Des points de contrôle ont été installés aux principaux accès à la capitale, située à l'embouchure du fleuve Gambie, notamment sur le tronçon reliant le pont de Denton à l'entrée de la ville, provoquant beaucoup de tracasseries sur les routes.
"A cause du temps que les gens passent aux barrages militaires en direction de Banjul, beaucoup de transporteurs urbains ont boycotté cette route, et il faut se battre pour monter à bord des rares voitures" disponibles, constate anonymement un employé du secteur privé habitant Abuko, à plus de 20 km de Banjul.
Il assure avoir vu de nombreux Gambiens contraints à faire à pied le trajet jusqu'à la cité commerçante de Serrekunda, à une dizaine de kilomètres.
En plus de la force physique pour se frayer un chemin jusqu'à bord des taxis ou bus, il faut également avoir les moyens de payer sa place, car les prix ont explosé.
"Certains transporteurs profitent de la situation pour réaliser le maximum de bénéfices", accuse Kumba Joof, de Kanifing (plus de 10 km à l'ouest), contrainte pour se rendre du centre-ville à son domicile de débourser 70 dalasis (1,4 euro ou 1,6 dollar), soit "sept fois le tarif normal".
"Au début, j'étais réticente à cautionner cette pratique que je trouve injuste, mais j'ai dû me résigner à payer pour monter dans le taxi de sept places", explique-t-elle.
Un chauffeur de taxi, Musa Jeng, qui relie quotidiennement Banjul à Serrekunda, fait valoir que les transporteurs subissent aussi le contrecoup des mesures de sécurité.
"Nous mettons 40 minutes pour faire une distance de 12 km, nos dépenses de carburant ont aussi augmenté.
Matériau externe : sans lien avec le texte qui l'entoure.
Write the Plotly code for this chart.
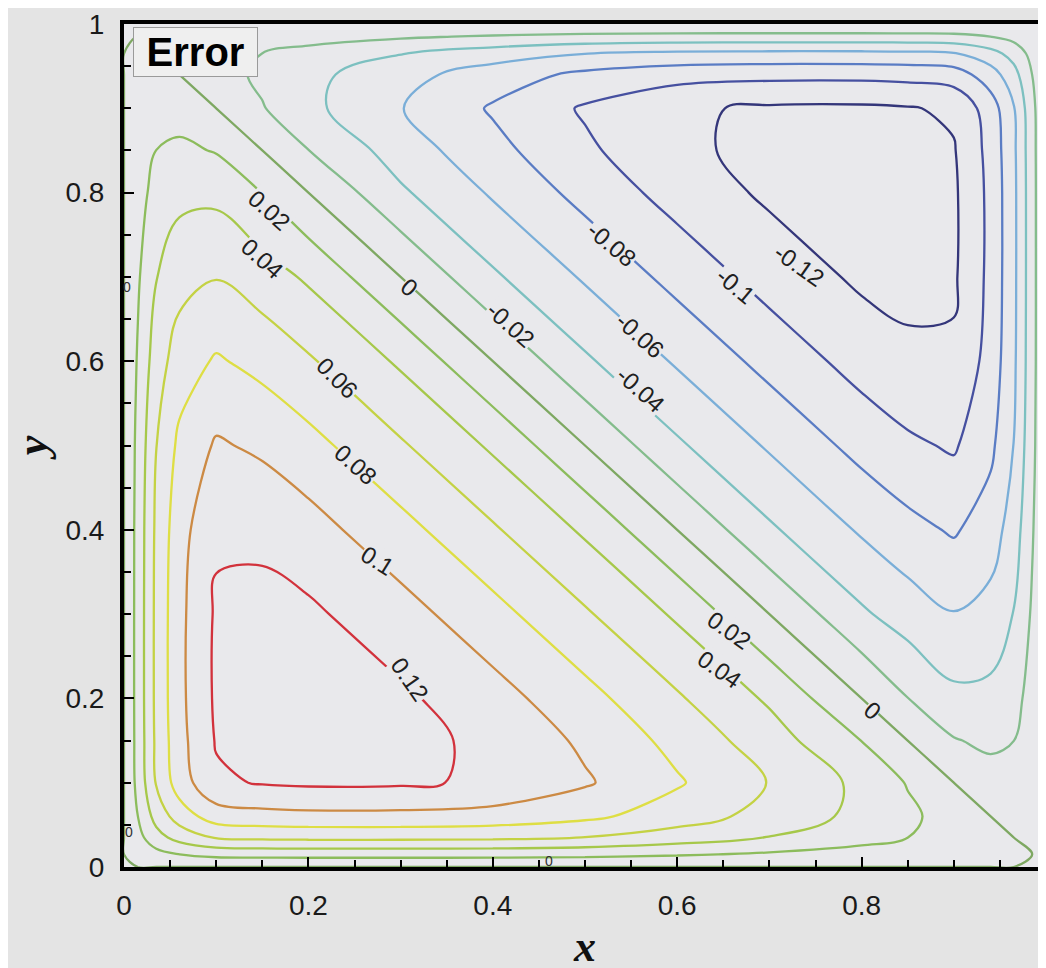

Nous perdons du temps aux points de contrôle militaire, c'est pourquoi certains de mes collègues ont arrêté de faire la route Banjul-Serrekunda", affirme-t-il.
- Vague d'arrestations -
Aucune amélioration prochaine ne se dessine. Dans une harangue à ses partisans rassemblés près du palais dans la nuit de lundi à mardi, le chef de l'Etat a promis de "faire un exemple" en se "débarrassant" des meneurs de l'attaque "un par un, jusqu'au dernier".
Depuis le 30 décembre, un climat de peur s'est abattu sur cette ex-colonie britannique de près de deux millions d'habitants que dirige d'une main de fer Yahya Jammeh, 49 ans, un ex-militaire porté au pouvoir par un coup d'Etat en 1994.
A son retour de Dubaï, où il se trouvait en visite privée pendant l'assaut, le président a imputé l'attaque à des "terroristes" soutenus par des "puissances" étrangères.
Beaucoup de Gambiens craignent d'être les victimes collatérales d'une traque aveugle, certains redoutant notamment l'Agence nationale du renseignement (NIA), dont les hommes opèrent souvent en civil, au service d'un régime fréquemment accusé de violations des droits de l'Homme et menant régulièrement des purges contre ses opposants.
Lundi, "des agents de la NIA ont fait une descente dans notre quartier et sont passés de maison en maison. Nous ne savons pas ce qu'ils cherchaient", raconte un résident de Brusubi, sur la côte ouest.
Le 2 janvier, plusieurs résidents de différents quartiers de Banjul avaient fait état de soldats gambiens faisant du porte-à-porte à la recherche de suspects.
"Ils pensent que les assaillants se cachent toujours dans la ville", avait dit une femme sous couvert d'anonymat. Cette opération n'a fait l'objet d'aucune annonce officielle.
De source proche de la NIA, plusieurs dizaines de civils et de militaires ont été arrêtés depuis l'attaque. Aucune indication n'était disponible sur leur identité, leurs lieux de détention et ce qui leur est précisément reproché.
Un dirigeant de l'opposition, Halifa Salla, candidat à l'élection présidentielle de 2006, a appelé mardi le pouvoir à faire preuve de "magnanimité plutôt que de vengeance", en particulier envers les membres des familles des assaillants, dont plusieurs ont été arrêtés, selon lui.